Na segunda e terceira estrofes, o sujeito poético descreve a morte rápida e inesperada dos soldados, em contraste com o que aprenderam sobre heroísmo nos "bancos da escola". A morte é personificada, atuando como uma entidade que "colheu-os aos molhos", ilustrando a natureza massiva e instantânea da tragédia. A ilusão de heroísmo é desfeita pela realidade brutal de uma guerra moderna onde não há tempo para gestos heroicos ou para o pensamento consciente antes da morte.

As quarta e quinta estrofes destacam a discrepância entre o conhecimento teórico dos soldados sobre a guerra e a realidade que enfrentaram. A bomba é descrita com uma hipérbole, "fulgurante como mil sóis", enfatizando o seu poder destrutivo e a intensidade do ataque. A repetição da frase "não lhes deu tempo" sublinha a rapidez e a brutalidade da morte, que nega qualquer possibilidade de heroísmo ou de reflexão final.
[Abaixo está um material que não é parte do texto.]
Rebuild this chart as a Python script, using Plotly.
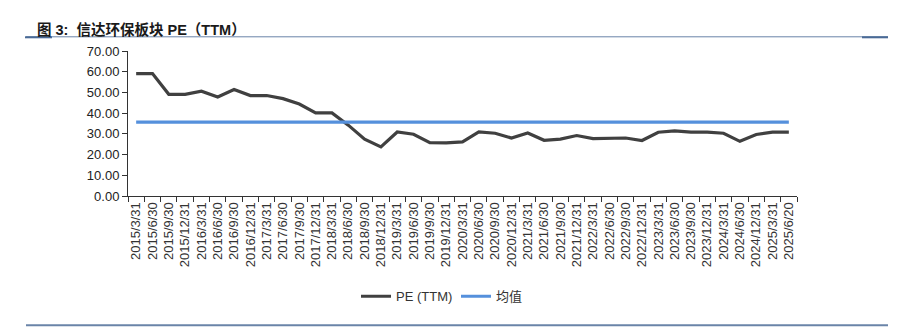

Análise dos recursos expressivos e do ritmo do poema

Personificação: “A morte, num sopro, colheu-os aos molhos.” No verso 3, a morte é descrita como uma entidade ativa e quase tangível, que ceifa vidas de forma impiedosa e inevitável.

Comparação e Hipérbole: “Mas veio de lá a bomba, fulgurante como mil sóis” – No verso 11, a comparação da bomba com "mil sóis" exagera seu brilho e poder destrutivo, acentuando a devastação e o terror que causou.

O ritmo do poema é predominantemente lento, refletindo a solenidade e a gravidade do tema tratado. No entanto, a introdução de versos mais curtos nas estrofes finais cria uma quebra no ritmo, destacando a ineficácia da aprendizagem dos soldados diante da realidade brutal da guerra moderna.

Conclusão

O poema aborda de maneira incisiva a fragilidade da vida, a brutalidade da guerra e a inevitabilidade da morte. A bomba fulgurante simboliza a violência e a destruição que podem extinguir vidas num instante, sem oportunidade para heroísmo ou reflexão. O tom sombrio e contemplativo do poema convida o leitor a refletir sobre a condição humana e a brevidade da existência, destacando a tragédia e a desumanização inerentes à guerra.